How safe are you online? Who knows where you live? What you eat? Who you fancy? Where you leave your spare house key?
It’s probably fair to assume that you don’t truly know the answer to all these questions after years of transferring your everyday thoughts from your mind into your computer or phone.
Data Protection Day is now in its 10th year as an EU-wide project to help build personal security awareness for its citizens. Let’s be honest, since Edward Snowden’s revelations, the reality has dawned on people just how many eyes are peering into their digital lives.
But it’s only gradual, many are still unaware.

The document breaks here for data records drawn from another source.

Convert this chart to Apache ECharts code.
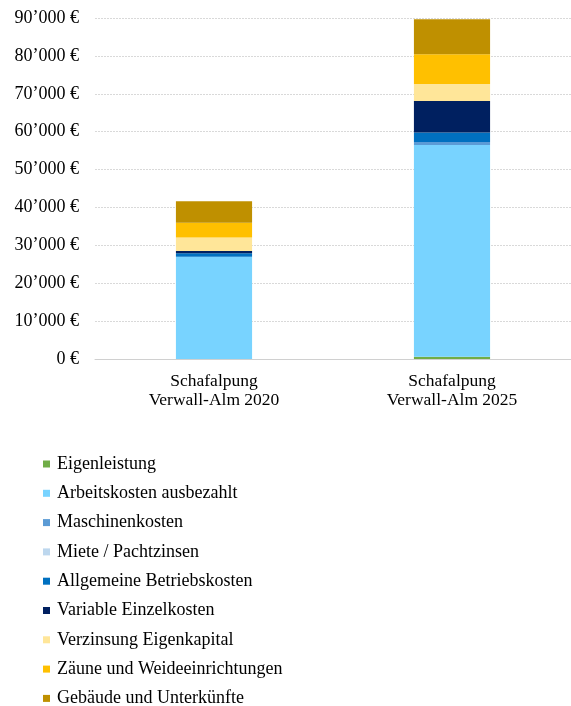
<!DOCTYPE html>
<html>
<head>
<meta charset="utf-8">
<script src="https://cdn.jsdelivr.net/npm/echarts@6/dist/echarts.min.js"></script>
<style>
html,body{margin:0;padding:0;background:#fff;}
#c{width:571px;height:706px;}
</style>
</head>
<body>
<div id="c"></div>
<script>
const categories = ["Schafalpung\nVerwall-Alm 2020", "Schafalpung\nVerwall-Alm 2025"];
const seriesNames = ["Eigenleistung","Arbeitskosten ausbezahlt","Maschinenkosten","Miete / Pachtzinsen","Allgemeine Betriebskosten","Variable Einzelkosten","Verzinsung Eigenkapital","Zäune und Weideeinrichtungen","Gebäude und Unterkünfte"];
const eigenleistung = [0, 600];
const arbeitskosten = [27000, 55900];
const maschinenkosten = [0, 800];
const miete = [0, 0];
const allgemeine = [900, 2450];
const variable = [600, 8370];
const verzinsung = [3600, 4490];
const zaeune = [3850, 7840];
const gebaeude = [5700, 9240];
const yTicks = [0,10000,20000,30000,40000,50000,60000,70000,80000,90000];
const colors = ["#70AD47","#78D3FF","#5B9BD5","#BDD7EE","#0070C0","#002060","#FFE699","#FFC000","#BF9000"];

const values = [eigenleistung, arbeitskosten, maschinenkosten, miete, allgemeine, variable, verzinsung, zaeune, gebaeude];
const font = "'Liberation Serif', 'Times New Roman', serif";

function fmt(v){
  if (v === 0) return "0 €";
  const s = String(Math.round(v));
  return s.replace(/\B(?=(\d{3})+(?!\d))/g, "\u2019") + " €";
}

const chart = echarts.init(document.getElementById('c'));
chart.setOption({
  backgroundColor: '#fff',
  animation: false,
  textStyle: {fontFamily: font},
  grid: {left: 95, top: 18, width: 476, height: 341, containLabel: false},
  legend: {
    orient: 'vertical',
    left: 43,
    top: 455,
    height: 300,
    padding: 0,
    icon: 'rect',
    itemWidth: 7,
    itemHeight: 7,
    itemGap: 11.3,
    data: seriesNames,
    textStyle: {fontFamily: font, fontSize: 18, color: '#000', lineHeight: 18, padding: [0,0,0,2]}
  },
  xAxis: {
    type: 'category',
    data: categories,
    axisLine: {lineStyle: {color: '#d0d0d0'}},
    axisTick: {show: false},
    axisLabel: {fontFamily: font, fontSize: 17.5, color: '#000', lineHeight: 19, margin: 13, interval: 0}
  },
  yAxis: {
    type: 'value',
    min: yTicks[0],
    max: yTicks[yTicks.length-1],
    interval: 10000,
    axisLine: {show: false},
    axisTick: {show: false},
    splitLine: {lineStyle: {color: '#d9d9d9', type: [2,1], width: 1}},
    axisLabel: {fontFamily: font, fontSize: 18, color: '#000', margin: 16, formatter: fmt}
  },
  series: seriesNames.map((n, i) => ({
    name: n,
    type: 'bar',
    stack: 'total',
    barWidth: '32%',
    data: values[i],
    itemStyle: {color: colors[i]}
  }))
});
</script>
</body>
</html>
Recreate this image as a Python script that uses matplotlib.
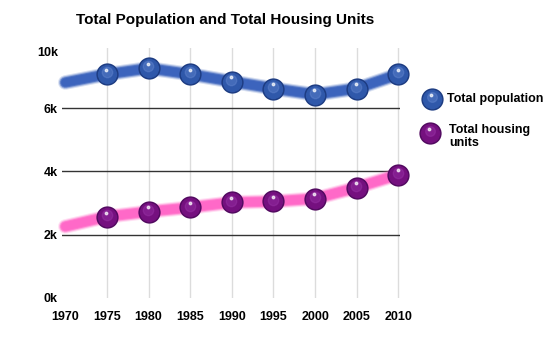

Taking just one domestic example, recent realisations of GSOC surveillance of journalists somehow caught most of the Irish media off guard. This is despite claims emerging a long time ago now of tapped cables sending blanket information to the UK, or social media companies forced to comply with US requests to, ironically, share all.
It’s often only when it affects us directly that we care. So why not learn about the online world and some of the tactics employed?
Trinity is putting on three free events to help with this. First up, is a drop-in lock-picking and encryption workshop in the college’s arts building.
There you can learn how to encrypt your emails, chat securely and avoid surveillance and censorship online using tools and technologies trusted by journalists, activists and spies.
The second event is a discussion on the future of online privacy in the Science Gallery during lunch, with the last project a look at potential innovations in the area, held at TBSI on Pearse Street.